The Red Tree purports to be the journal of one Sarah Crowe, an Atlanta novelist who has fled to rural Rhode Island after the suicide of her lover, whom she refers to as “Amanda.” (Suicide and its aftermath are recurring topics in Kiernan’s work. Chance Matthews of Threshold has lost both her best friend and the Grandmother who raised her.) Plagued by guilt and unable to write her next novel, Crowe finds a manuscript left behind by the previous tenant of the aged farmhouse she rents. The manuscript, written by Charles L. Harvey, a sociologist from the local university, details the grisly folklore surrounding a massive red oak on the farm property. As Sarah learns, Harvey took his own life by hanging himself from the oak five years previously. Sarah is soon joined by Constance Hopkins, a local painter recently returned from Los Angeles. Together, they descend into madness and mutual suspicion as they experience or imagine various spooky goings-on.

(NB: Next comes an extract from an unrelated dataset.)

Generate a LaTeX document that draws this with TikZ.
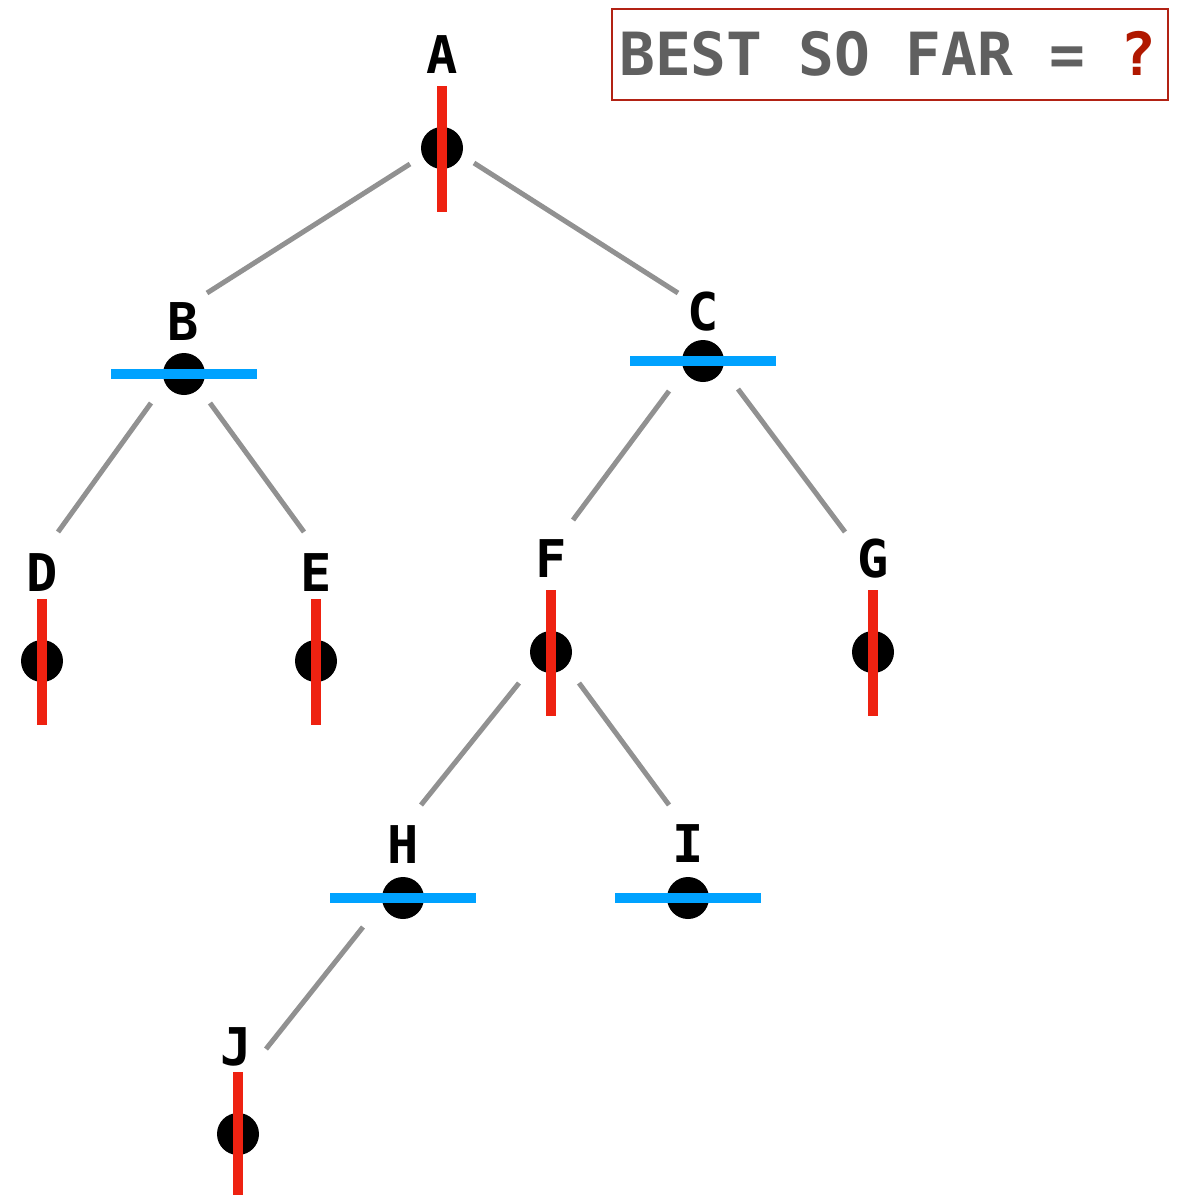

Compared to the grandiose shootouts and choreographed mutilations of modern horror films, the major incidents of the book seem small. Sarah and Constance get lost on their way to visit the red oak, less than a hundred yards from their back door. Later, Constance explores the cavernous farmhouse basement, only to emerge naked, covered in mud, and speaking in tongues. (Her first coherent words in English are, to me at least, the most frightening in the book.) Sarah reaches the oak on her own, only to find a sacrificed rabbit. Woven in and around these events are Sarah’s guilty dreams of Amanda, tales of mass murder, cannibalism, and lycanthropy from Harvey’s manuscript, and the growing distrust between the two women. The handling of this last is one of the novel’s great strengths. Kiernan portrays Hopkins as sympathetic, though increasingly wary. Nonetheless, there are hints that the artist is not what she seems to be. Perhaps she is a werewolf, or a suicide’s ghost. Or maybe just a figment of Crowe’s imagination.
In the end, what the reader gets is not so much a narrative as a bouquet of dark hints, strange moods, and suggestions of the intolerable. The Red Tree leaves a lingering aftertaste of fear, but that fear has no object, no single definite cause. We learn in a prologue by her supposed editor that Sarah Crowe dies, that she takes her own life shortly after the book’s final lines. Not only is the evil in The Red Tree not vanquished, it is never clearly defined. We are left with more questions than answers. We are not allowed, as at the end of most horror stories, to shake off the taint of evil and live again.